Although the sensitivity changes produced in CAIPIRINHA must be taken into account for the reconstruction methods, the usual and above mentioned methods, such as GRAPPA and SENSE, can be used. CAIPIRINHA changes the evaluation by the reconstruction taking place as if coils having other sensitivities were present.
For data acquisition, well-known methods such as TrueFISP can also be used for CAIPIRINHA. The difference lies in the number of acquired k-space lines and the sensitivity variation.

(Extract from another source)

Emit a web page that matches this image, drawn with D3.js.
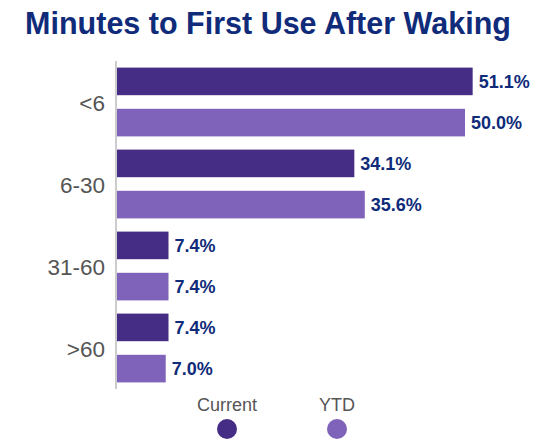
<!DOCTYPE html>
<html>
<head>
<meta charset="utf-8">
<script src="https://cdn.jsdelivr.net/npm/d3@7"></script>
<style>
  body { margin: 0; background: #fff; }
  svg { font-family: "Liberation Sans", Arial, sans-serif; }
</style>
</head>
<body>
<script>
// chart data
var categories = ["<6", "6-30", "31-60", ">60"];
var seriesNames = ["Current", "YTD"];
var currentValues = [51.1, 34.1, 7.4, 7.4];
var ytdValues = [50.0, 35.6, 7.4, 7.0];
var colors = ["#452c84", "#7f62b9"];

var width = 552,
    height = 439;

var svg = d3.select("body")
    .append("svg")
    .attr("width", width)
    .attr("height", height);

// title
svg.append("text")
    .attr("x", 268)
    .attr("y", 34)
    .attr("text-anchor", "middle")
    .attr("font-size", 30.5)
    .attr("font-weight", "bold")
    .attr("fill", "#0f2b7a")
    .text("Minutes to First Use After Waking");

var x = d3.scaleLinear()
    .domain([0, 60])
    .range([117, 117 + 6.96 * 60]);

// outer band per category, inner band per series
var y0 = d3.scaleBand()
    .domain(categories)
    .range([61, 389])
    .paddingInner(0)
    .paddingOuter(0);

var y1 = d3.scaleBand()
    .domain(seriesNames)
    .range([0, y0.bandwidth()])
    .paddingInner(0.33)
    .paddingOuter(0.16);

var rows = [];
categories.forEach(function(c, i){
    rows.push({cat: c, series: "Current", value: currentValues[i]});
    rows.push({cat: c, series: "YTD", value: ytdValues[i]});
});

svg.selectAll(".bar")
    .data(rows)
    .enter()
    .append("rect")
    .attr("class", "bar")
    .attr("x", x(0))
    .attr("y", function(d){ return y0(d.cat) + y1(d.series); })
    .attr("width", function(d){ return x(d.value) - x(0); })
    .attr("height", y1.bandwidth())
    .attr("fill", function(d){ return d.series === "Current" ? colors[0] : colors[1]; });

svg.selectAll(".val")
    .data(rows)
    .enter()
    .append("text")
    .attr("class", "val")
    .attr("x", function(d){ return x(d.value) + 6; })
    .attr("y", function(d){ return y0(d.cat) + y1(d.series) + y1.bandwidth() / 2; })
    .attr("dy", "0.36em")
    .attr("font-size", 18)
    .attr("font-weight", "bold")
    .attr("fill", "#0f2b7a")
    .text(function(d){ return d.value.toFixed(1) + "%"; });

// y axis line and category labels
svg.append("line")
    .attr("x1", x(0) - 1)
    .attr("x2", x(0) - 1)
    .attr("y1", y0.range()[0])
    .attr("y2", y0.range()[1])
    .attr("stroke", "#cccccc")
    .attr("stroke-width", 2);

svg.selectAll(".cat")
    .data(categories)
    .enter()
    .append("text")
    .attr("class", "cat")
    .attr("x", 105)
    .attr("y", function(d){ return y0(d) + y0.bandwidth() / 2 + 1; })
    .attr("dy", "0.36em")
    .attr("text-anchor", "end")
    .attr("font-size", 22.5)
    .attr("fill", "#555555")
    .text(function(d){ return d; });

// legend
var legendX = [227, 337];
var legend = svg.selectAll(".legend")
    .data(seriesNames)
    .enter()
    .append("g")
    .attr("class", "legend")
    .attr("transform", function(d, i){ return "translate(" + legendX[i] + ",0)"; });

legend.append("text")
    .attr("y", 411)
    .attr("text-anchor", "middle")
    .attr("font-size", 18)
    .attr("fill", "#555555")
    .text(function(d){ return d; });

legend.append("circle")
    .attr("cy", 429)
    .attr("r", 10)
    .attr("fill", function(d, i){ return colors[i]; });
</script>
</body>
</html>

For acquisition of a three-dimensional volume, either three-dimensional data sets can be acquired. These have two phase encoding directions and their acquisition is time-consuming even when using parallel imaging. Or, for time-critical examinations, it is therefore preferable to acquire two-dimensional images in a plurality of slices. This is also known as multislice imaging. This type of data acquisition can also be speeded up using parallel imaging, cf. the remarks concerning MS-CAIPIRINHA.
In the case of spin echo methods, the slices can be acquired intermittently, i.e. one or more k-space lines of successive slices. This is repeated until a sufficient set of k-space lines is present in each slice.
Alternatively, each slice can also be acquired completely before the next follows. This is particularly the case for acquisition methods such as FLASH or TrueFISP or bSSFP (balanced steady state free precession).
The slices acquired in this way have therefore been acquired at different points in time. In the case of moving examination objects such as the heart or lung, the image data of the different slices are shifted relative to one another and must therefore be registered to one another in order to be able to create a 3D-image therefrom. For registration of the images, a high SNR is advantageous, for which reason bSSFP is preferred. However, with this type of data acquisition the achievable contrast is limited to the contrast obtained by means of bSSFP. This is a mixed contrast which depends on T1 and T2.
If the image data sets are to have other contrasts, it is possible, particularly in the case of moving examination objects, to register the scan signals using navigator echoes. However, the disadvantage of this is that the navigator echoes interrupt the sequence progression and the motion is characterized on the basis of few values, i.e. the characterization is prone to errors.